January 3

Franz Valery-Marie Cumont (1868)

It was on this date, January 3, 1868, that Belgian archaeologist and philologist Franz Valery-Marie Cumont was born in Aalst. He studied at the Royal Athenaeum in Brussels, then at the University of Ghent, and earned his doctor of philosophy and letters in 1887 at the age of 19. By age 24 (1892) Cumont was named part-time lecturer in Philology at the University of Ghent. He was a member of academies in various European capitals and focused his study and writing on the history of the religions.

In particular, Cumont's studies of the neglected cult of the Persian sun-god Mithra illuminated the development of early Christianity. Texts and Illustrated Monuments Relating to the Mysteries of Mithra (1894-1900; Engl. trans. 1903) made his reputation. Cumont's academic position kept his public statements on religion circumspect, but his works on ancient Rome — especially After-Life in Roman Paganism (Engl. trans., 1922) — not only demonstrated his Rationalism, but corrected many false charges Christian apologists had made against the pagans.

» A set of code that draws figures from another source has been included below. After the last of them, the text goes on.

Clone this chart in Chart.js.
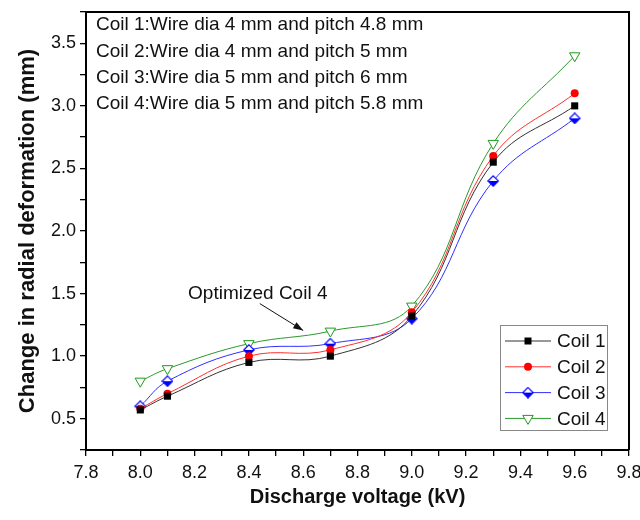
<!DOCTYPE html>
<html>
<head>
<meta charset="utf-8">
<script src="https://cdn.jsdelivr.net/npm/chart.js@4"></script>
<style>
  html, body { margin: 0; padding: 0; background: #ffffff; }
  #wrap { width: 640px; height: 520px; position: relative; }
</style>
</head>
<body>
<div id="wrap"><canvas id="c" width="640" height="520"></canvas></div>
<script>
// ---- data ----
const voltage = [8.0, 8.1, 8.4, 8.7, 9.0, 9.3, 9.6];
const coil1 = [0.57, 0.68, 0.95, 1.00, 1.32, 2.55, 3.00];
const coil2 = [0.58, 0.70, 1.00, 1.05, 1.35, 2.60, 3.10];
const coil3 = [0.60, 0.80, 1.05, 1.10, 1.30, 2.40, 2.90];
const coil4 = [0.80, 0.90, 1.10, 1.20, 1.40, 2.70, 3.40];
const seriesNames = ['Coil 1', 'Coil 2', 'Coil 3', 'Coil 4'];
const infoLines = [
  'Coil 1:Wire dia 4 mm and pitch 4.8 mm',
  'Coil 2:Wire dia 4 mm and pitch 5 mm',
  'Coil 3:Wire dia 5 mm and pitch 6 mm',
  'Coil 4:Wire dia 5 mm and pitch 5.8 mm'
];
const annotationText = 'Optimized Coil 4';
const xTitle = 'Discharge voltage (kV)';
const yTitle = 'Change in radial deformation (mm)';

const FONT = "'Liberation Sans', Arial, sans-serif";

// half-filled diamond marker for Coil 3
function makeDiamond() {
  const cv = document.createElement('canvas');
  cv.width = 12; cv.height = 12;
  const g = cv.getContext('2d');
  g.beginPath();
  g.moveTo(6, 0.8); g.lineTo(11.2, 6); g.lineTo(6, 11.2); g.lineTo(0.8, 6); g.closePath();
  g.fillStyle = '#ffffff'; g.fill();
  g.beginPath();
  g.moveTo(0.8, 6); g.lineTo(11.2, 6); g.lineTo(6, 11.2); g.closePath();
  g.fillStyle = '#0000ff'; g.fill();
  g.beginPath();
  g.moveTo(6, 0.8); g.lineTo(11.2, 6); g.lineTo(6, 11.2); g.lineTo(0.8, 6); g.closePath();
  g.strokeStyle = '#0000ff'; g.lineWidth = 1.2; g.stroke();
  return cv;
}
const diamond = makeDiamond();

function pts(ys) { return voltage.map((v, i) => ({ x: v, y: ys[i] })); }

const datasets = [
  { label: seriesNames[0], data: pts(coil1), borderColor: '#333333', backgroundColor: '#000000',
    pointStyle: 'rect', pointRadius: 5, pointBorderColor: '#000000', pointBackgroundColor: '#000000', pointBorderWidth: 0 },
  { label: seriesNames[1], data: pts(coil2), borderColor: '#ff3030', backgroundColor: '#ff0000',
    pointStyle: 'circle', pointRadius: 4, pointBorderColor: '#ff0000', pointBackgroundColor: '#ff0000', pointBorderWidth: 0 },
  { label: seriesNames[2], data: pts(coil3), borderColor: '#3030ff', backgroundColor: '#0000ff',
    pointStyle: diamond, pointRadius: 6 },
  { label: seriesNames[3], data: pts(coil4), borderColor: '#2a9a2a', backgroundColor: '#ffffff',
    pointStyle: 'triangle', pointRotation: 180, pointRadius: 6, pointBorderColor: '#1f9a1f', pointBackgroundColor: '#ffffff', pointBorderWidth: 1 }
];
datasets.forEach(d => { d.borderWidth = 1; d.tension = 0.4; d.fill = false; d.showLine = true; });

function drawMarker(ctx, i, x, y) {
  ctx.save();
  if (i === 0) {
    ctx.fillStyle = '#000'; ctx.fillRect(x - 3.5, y - 3.5, 7, 7);
  } else if (i === 1) {
    ctx.fillStyle = '#f00'; ctx.beginPath(); ctx.arc(x, y, 4, 0, Math.PI * 2); ctx.fill();
  } else if (i === 2) {
    ctx.drawImage(diamond, x - 6, y - 6);
  } else {
    ctx.strokeStyle = '#1f9a1f'; ctx.fillStyle = '#fff'; ctx.lineWidth = 1;
    ctx.beginPath(); ctx.moveTo(x - 5.2, y - 3); ctx.lineTo(x + 5.2, y - 3); ctx.lineTo(x, y + 6); ctx.closePath();
    ctx.fill(); ctx.stroke();
  }
  ctx.restore();
}

const decor = {
  id: 'decor',
  beforeDraw(chart) {
    const ctx = chart.ctx;
    ctx.save();
    ctx.fillStyle = '#ffffff';
    ctx.fillRect(0, 0, chart.width, chart.height);
    ctx.restore();
  },
  afterDraw(chart) {
    const ctx = chart.ctx, a = chart.chartArea;
    const xs = chart.scales.x, ys = chart.scales.y;
    ctx.save();
    // top and right frame
    ctx.strokeStyle = '#000'; ctx.lineWidth = 2;
    ctx.beginPath();
    ctx.moveTo(a.left, a.top); ctx.lineTo(a.right, a.top); ctx.lineTo(a.right, a.bottom);
    ctx.stroke();

    // info text
    ctx.fillStyle = '#111'; ctx.font = '19px ' + FONT; ctx.textBaseline = 'middle'; ctx.textAlign = 'left';
    infoLines.forEach((t, i) => ctx.fillText(t, a.left + 10, 25 + i * 26.3));

    // annotation + arrow
    ctx.fillText(annotationText, xs.getPixelForValue(8.176), ys.getPixelForValue(1.50));
    const x0 = xs.getPixelForValue(8.44), y0 = ys.getPixelForValue(1.42);
    const x1 = xs.getPixelForValue(8.60), y1 = ys.getPixelForValue(1.205);
    ctx.strokeStyle = '#111'; ctx.lineWidth = 1;
    ctx.beginPath(); ctx.moveTo(x0, y0); ctx.lineTo(x1, y1); ctx.stroke();
    const ang = Math.atan2(y1 - y0, x1 - x0), L = 10, W = 3.5;
    ctx.fillStyle = '#111';
    ctx.beginPath();
    ctx.moveTo(x1, y1);
    ctx.lineTo(x1 - L * Math.cos(ang) + W * Math.sin(ang), y1 - L * Math.sin(ang) - W * Math.cos(ang));
    ctx.lineTo(x1 - L * Math.cos(ang) - W * Math.sin(ang), y1 - L * Math.sin(ang) + W * Math.cos(ang));
    ctx.closePath(); ctx.fill();

    // legend box
    const lx = 500, ly = 325, lw = 107, lh = 105;
    ctx.fillStyle = '#fff'; ctx.fillRect(lx, ly, lw, lh);
    ctx.strokeStyle = '#888'; ctx.lineWidth = 1; ctx.strokeRect(lx + 0.5, ly + 0.5, lw, lh);
    ctx.font = '19px ' + FONT; ctx.textBaseline = 'middle'; ctx.textAlign = 'left';
    datasets.forEach((d, i) => {
      const yy = 341 + i * 25.8;
      ctx.strokeStyle = d.borderColor; ctx.lineWidth = 1;
      ctx.beginPath(); ctx.moveTo(505, yy); ctx.lineTo(551, yy); ctx.stroke();
      drawMarker(ctx, i, 528, yy);
      ctx.fillStyle = '#111'; ctx.fillText(d.label, 557, yy + 1);
    });

    // axis titles
    ctx.fillStyle = '#111'; ctx.font = 'bold 20px ' + FONT; ctx.textAlign = 'center'; ctx.textBaseline = 'middle';
    ctx.fillText(xTitle, (a.left + a.right) / 2, 497);
    ctx.save();
    ctx.translate(28, (a.top + a.bottom) / 2);
    ctx.rotate(-Math.PI / 2);
    ctx.font = 'bold 22px ' + FONT;
    ctx.fillText(yTitle, 0, 0);
    ctx.restore();
    ctx.restore();
  }
};

new Chart(document.getElementById('c'), {
  type: 'line',
  data: { datasets },
  options: {
    responsive: false,
    animation: false,
    layout: { padding: { left: 0, right: 11, top: 12, bottom: 0 } },
    plugins: { legend: { display: false }, tooltip: { enabled: false } },
    scales: {
      x: {
        type: 'linear', min: 7.8, max: 9.8,
        afterFit: s => { s.height = 70; s.paddingLeft = 0; s.paddingRight = 0; },
        border: { display: true, color: '#000', width: 2 },
        grid: { drawOnChartArea: false, drawTicks: true, tickLength: 6, color: '#000', lineWidth: 1.3 },
        ticks: {
          stepSize: 0.1, autoSkip: false, maxRotation: 0, padding: 6,
          color: '#111', font: { family: FONT, size: 18 },
          callback: v => (Math.round(v * 10) % 2 === 0 ? (Math.round(v * 10) / 10).toFixed(1) : '')
        }
      },
      y: {
        type: 'linear', min: 0.25, max: 3.75,
        afterFit: s => { s.width = 86; s.paddingTop = 0; s.paddingBottom = 0; },
        border: { display: true, color: '#000', width: 2 },
        grid: { drawOnChartArea: false, drawTicks: true, tickLength: 6, color: '#000', lineWidth: 1.3 },
        ticks: {
          stepSize: 0.25, autoSkip: false, padding: 4,
          color: '#111', font: { family: FONT, size: 18 },
          callback: v => (Math.round(v * 4) % 2 === 0 ? (Math.round(v * 4) / 4).toFixed(1) : '')
        }
      }
    }
  },
  plugins: [decor]
});
</script>
</body>
</html>
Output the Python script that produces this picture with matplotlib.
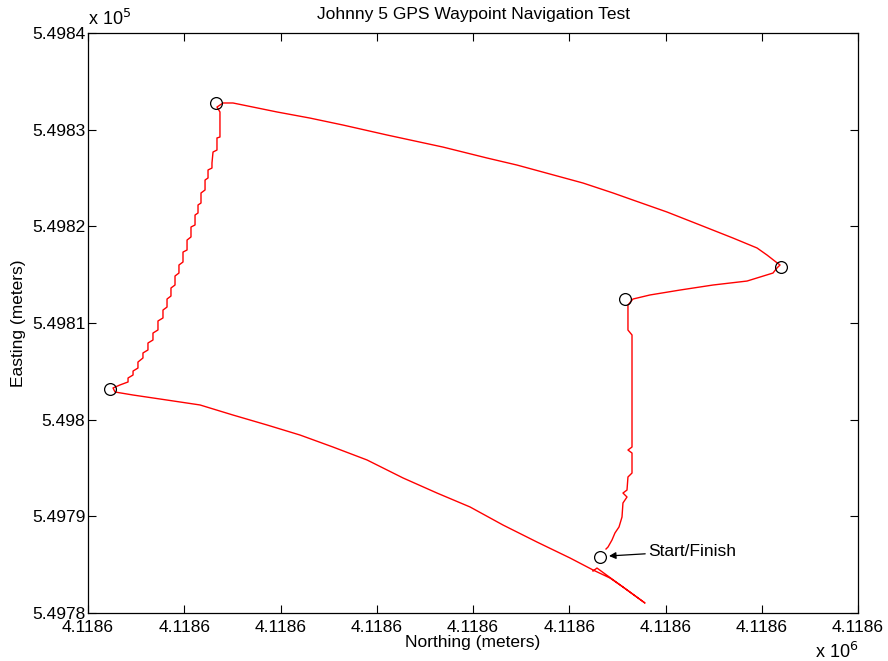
import matplotlib
matplotlib.use('Agg')
from matplotlib import pyplot as plt
from matplotlib.ticker import FuncFormatter, MultipleLocator

# local origin of the survey grid (meters)
north0 = 4118560.0
east0 = 549780.0

# GPS track, offsets from origin in meters
north_off = [53.82, 54.03, 54.44, 54.75, 55.17, 55.48, 55.58, 56.00, 55.58, 56.00,
             56.10, 56.52, 56.52, 56.10, 56.52, 56.52, 56.10, 56.10, 56.62, 58.39,
             61.51, 64.94, 68.47, 71.17, 71.58, 71.90, 71.48, 70.55, 69.51, 67.01,
             63.58, 60.16, 56.62, 54.55, 51.43, 48.00, 44.57, 41.45, 36.88, 31.06,
             26.49, 23.06, 19.64, 16.10, 15.06, 14.03, 13.40, 13.71, 13.71, 13.40,
             13.40, 12.99,
             12.88, 12.88, 12.47, 12.47, 12.16, 12.16, 11.74, 11.74, 11.43, 11.43,
             11.12, 11.12, 10.70, 10.70, 10.29, 10.29, 9.87, 9.87, 9.45, 9.45,
             9.04, 9.04, 8.62, 8.62, 8.21, 8.21, 7.79, 7.79, 7.27, 7.27,
             6.75, 6.75, 6.23, 6.23, 5.71, 5.71, 5.19, 5.19, 4.68, 4.68,
             4.16, 4.16, 3.32, 2.60,
             2.81, 4.68, 8.21, 11.64, 15.06, 18.60, 22.03, 25.45, 28.99, 32.73,
             36.26, 39.69, 43.12, 46.65, 50.08, 52.47, 54.23, 55.58, 57.87, 52.88,
             52.47]
east_off = [6.62, 6.83, 7.55, 8.28, 8.90, 9.93, 11.38, 12.00, 12.41, 12.72,
            14.07, 14.48, 16.55, 16.86, 17.17, 28.76, 29.27, 31.86, 32.48, 32.90,
            33.41, 33.93, 34.34, 35.17, 35.69, 36.00, 36.31, 37.03, 37.76, 38.79,
            40.14, 41.48, 42.72, 43.45, 44.48, 45.41, 46.34, 47.07, 48.20, 49.45,
            50.48, 51.20, 51.83, 52.55, 52.76, 52.76, 52.34, 51.83, 49.24, 49.14,
            47.89, 47.69,
            46.55, 46.03, 45.83, 45.00, 44.79, 43.76, 43.45, 42.41, 42.21, 41.38,
            41.17, 40.14, 39.93, 38.90, 38.58, 37.55, 37.34, 36.31, 36.00, 35.17,
            34.86, 33.93, 33.62, 32.79, 32.48, 31.65, 31.34, 30.52, 30.21, 29.28,
            28.96, 28.24, 27.93, 27.21, 26.90, 26.38, 25.96, 25.34, 25.03, 24.62,
            24.31, 23.90, 23.59, 23.28,
            22.86, 22.55, 22.03, 21.52, 20.48, 19.45, 18.41, 17.17, 15.83, 13.97,
            12.41, 10.97, 9.10, 7.34, 5.69, 4.45, 3.62, 2.69, 1.03, 4.65,
            4.34]

# waypoints
wp_north_off = [2.29, 13.30, 72.00, 55.79, 53.19]
wp_east_off = [23.17, 52.76, 35.79, 32.48, 5.79]

north = [north0 + v for v in north_off]
east = [east0 + v for v in east_off]
wp_north = [north0 + v for v in wp_north_off]
wp_east = [east0 + v for v in wp_east_off]

plt.rcParams['font.family'] = ['Liberation Sans', 'DejaVu Sans']

fig = plt.figure(figsize=(8.88, 6.61), dpi=100)
ax = fig.add_axes([88 / 888, 48 / 661, 770 / 888, 580 / 661])

ax.plot(north, east, color='#ff0000', linewidth=1.0)
ax.plot(wp_north, wp_east, 'o', markerfacecolor='none', markeredgecolor='k',
        markersize=8.5, markeredgewidth=0.9)

ax.annotate('Start/Finish', xy=(north0 + 54.13, east0 + 5.90),
            xytext=(north0 + 58.18, east0 + 6.41), fontsize=12.5, va='center',
            arrowprops=dict(arrowstyle='-|>', color='k', lw=0.9, mutation_scale=10,
                            shrinkA=0, shrinkB=0))

ax.set_xlim(north0, north0 + 80)
ax.set_ylim(east0, east0 + 60)
ax.xaxis.set_major_locator(MultipleLocator(10))
ax.yaxis.set_major_locator(MultipleLocator(10))
ax.xaxis.set_major_formatter(FuncFormatter(lambda v, p: '%.5g' % (v / 1e6)))
ax.yaxis.set_major_formatter(FuncFormatter(lambda v, p: '%.5g' % (v / 1e5)))
ax.tick_params(direction='in', top=True, right=True, length=6, width=0.8,
               labelsize=12.5)
ax.tick_params(axis='x', pad=5)
ax.tick_params(axis='y', pad=2)
for s in ax.spines.values():
    s.set_linewidth(0.9)

ax.set_title('Johnny 5 GPS Waypoint Navigation Test', fontsize=12.5, pad=10)
ax.set_xlabel('Northing (meters)', fontsize=12.5, labelpad=0)
ax.set_ylabel('Easting (meters)', fontsize=12.5, labelpad=4)

# exponent multipliers, MATLAB style
fig.text(88 / 888, 1 - 19 / 661, r'x 10$^5$', fontsize=13, va='center', ha='left')
fig.text(858 / 888, 1 - 652 / 661, r'x 10$^6$', fontsize=13, va='center', ha='right')

plt.savefig('out.png', dpi=100)
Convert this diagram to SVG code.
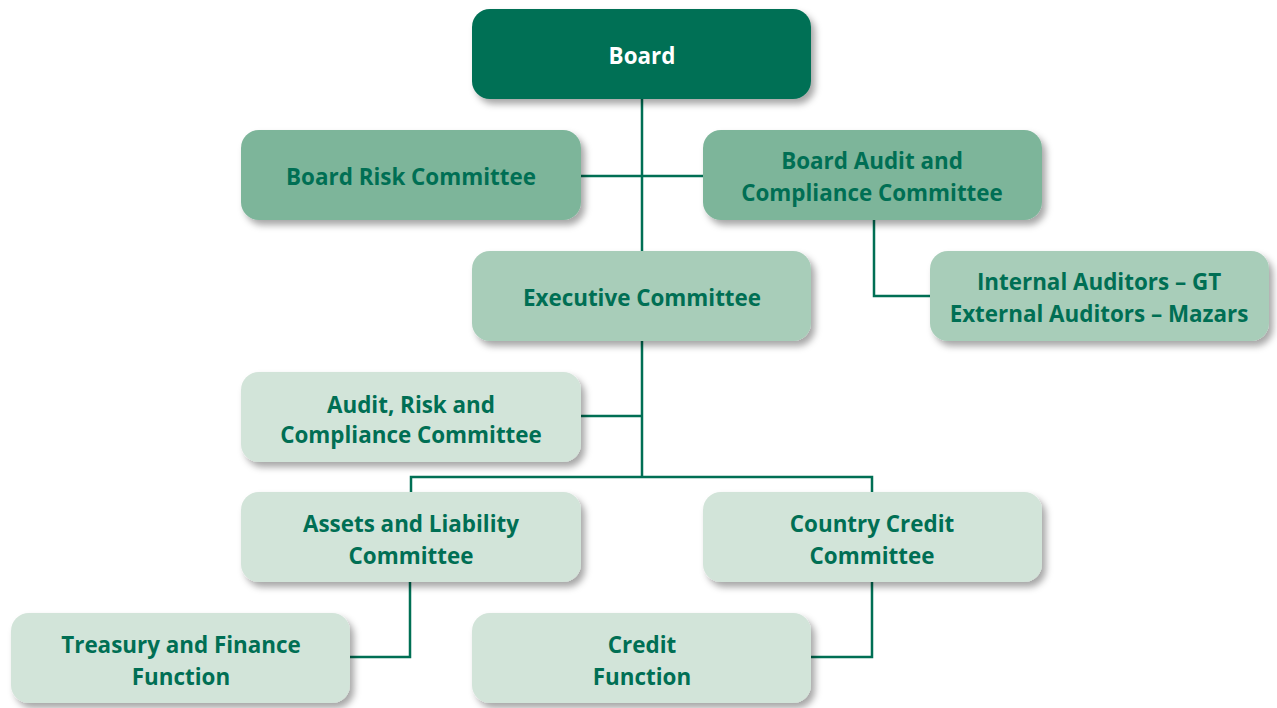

In 1910, Baron Descamps, the Catholic Minister of Sciences and Arts at the University of Ghent, refused to approve Cumont for the chair in Roman History, in spite of the unanimous recommendation of the faculty. There was a vigorous press campaign and student agitation in Cumont's favor because the refusal was seen as blatant religious bigotry. When another candidate was named, in 1912 Cumont resigned. He died on 25 August 1947 in Brussels.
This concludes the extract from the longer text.